The mechanistic explanation is the standard ghrelin-receptor desensitisation sequence — β-arrestin recruitment to activated GHSR-1a, receptor internalisation, and somatotroph desensitisation — and is reviewed in detail in Mao, Tokudome, and Kishimoto 2014 and in the broader receptor-pharmacology literature for the ghrelin receptor class. The practical implication that the hexarelin peptide page treats as load-bearing is straightforward: any continuous-dosing hexarelin schedule is self-limiting at the receptor level, the maximum sustained GH response is roughly half the acute first-dose response, and four weeks of washout is sufficient to recover.

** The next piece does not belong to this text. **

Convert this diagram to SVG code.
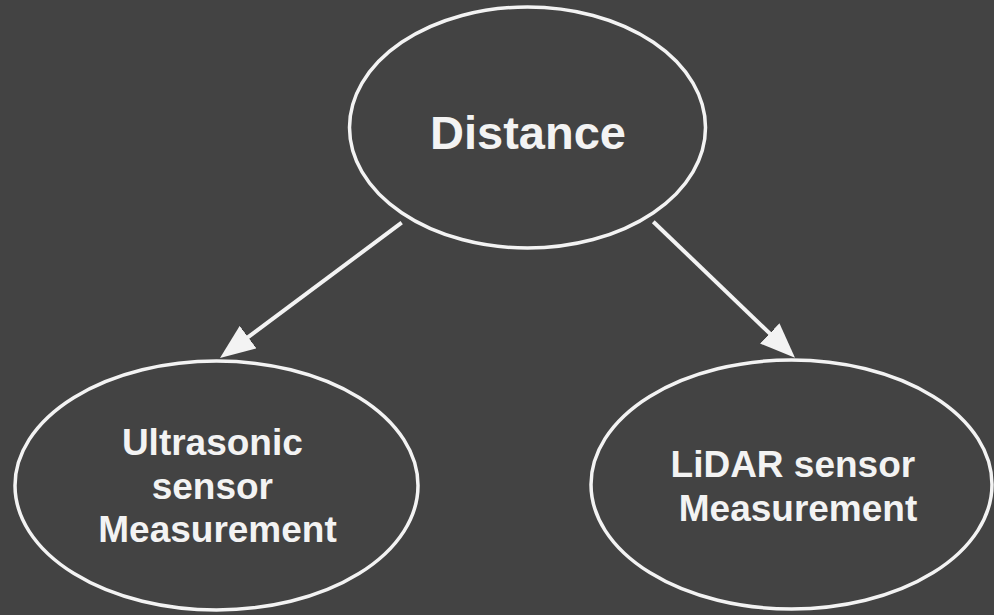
<svg xmlns="http://www.w3.org/2000/svg" width="994" height="615" viewBox="0 0 994 615">
  <style>
    .node { fill: #434343; stroke: #f3f3f3; stroke-width: 3.5; }
    .lbl { fill: #f3f3f3; font-family: "Liberation Sans", Arial, sans-serif; font-weight: bold; text-anchor: middle; }
    .edge { stroke: #f3f3f3; stroke-width: 4; fill: none; marker-end: url(#arrow); }
  </style>
  <defs>
    <marker id="arrow" markerUnits="userSpaceOnUse" viewBox="0 0 35 28" refX="10" refY="14" markerWidth="35" markerHeight="28" orient="auto">
      <path d="M0,0 L35,14 L0,28 Z" fill="#f3f3f3"/>
    </marker>
  </defs>
  <rect width="994" height="615" fill="#434343"/>
  <g id="connectors">
    <line class="edge" x1="401.7" y1="222.7" x2="240.05" y2="343.07"/>
    <line class="edge" x1="653.3" y1="221.7" x2="776.96" y2="340.39"/>
  </g>
  <g id="distance">
    <ellipse class="node" cx="527.5" cy="127.5" rx="178" ry="120.5"/>
    <text class="lbl" x="528" y="149" font-size="47">Distance</text>
  </g>
  <g id="ultrasonic">
    <ellipse class="node" cx="216.5" cy="485.5" rx="201.5" ry="124.5"/>
    <text class="lbl" font-size="37">
      <tspan x="217.5" y="455">Ultrasonic</tspan>
      <tspan x="217.5" y="498.5">sensor</tspan>
      <tspan x="217.5" y="542">Measurement</tspan>
    </text>
  </g>
  <g id="lidar">
    <ellipse class="node" cx="791.5" cy="484.5" rx="200.5" ry="124.5"/>
    <text class="lbl" font-size="37">
      <tspan x="798" y="477">LiDAR sensor</tspan>
      <tspan x="798" y="521">Measurement</tspan>
    </text>
  </g>
</svg>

Modern practitioner protocols that overlay short-cycle or pulsed-dosing logic on hexarelin trace directly to this paper.

02·Caveats

The sample is small (n=12), the population is elderly healthy volunteers, and the protocol is open-label rather than placebo-controlled — appropriate for the receptor-tachyphylaxis pharmacodynamic question the paper addresses but limiting for any clinical-outcome inference. The dose (1.5 µg/kg twice daily subcutaneous) sits in the practitioner-relevant range but the desensitisation curve has not been independently characterised at higher or lower doses, at different frequencies, or in younger and non-elderly populations. The 16-week observation window is the longest published continuous-dosing characterisation but is short relative to the chronic dosing schedules of practitioner protocols, and the downstream IGF-1 and tissue endpoints that did not move within 16 weeks have not been characterised beyond that window. The receptor-desensitisation finding is mechanism-level evidence and does not address whether the residual GH pulse at week 16 is sufficient to drive whatever tissue endpoint the protocol is designed for — body composition, recovery, or other practitioner-protocol targets. The Christie/Hope Hospital group did not subsequently publish a follow-up study with the design that would settle that question. The paper's central evidentiary value is the desensitisation curve and the reversibility demonstration; treat downstream outcome inference cautiously. The /peptides/hexarelin page treats this paper as the mechanistic anchor for the cycle-design discussion and the GH-secretagogue discontinuation playbook extends the cycling logic across the class.

Educational only. Not medical advice. Consult a qualified clinician before any peptide use.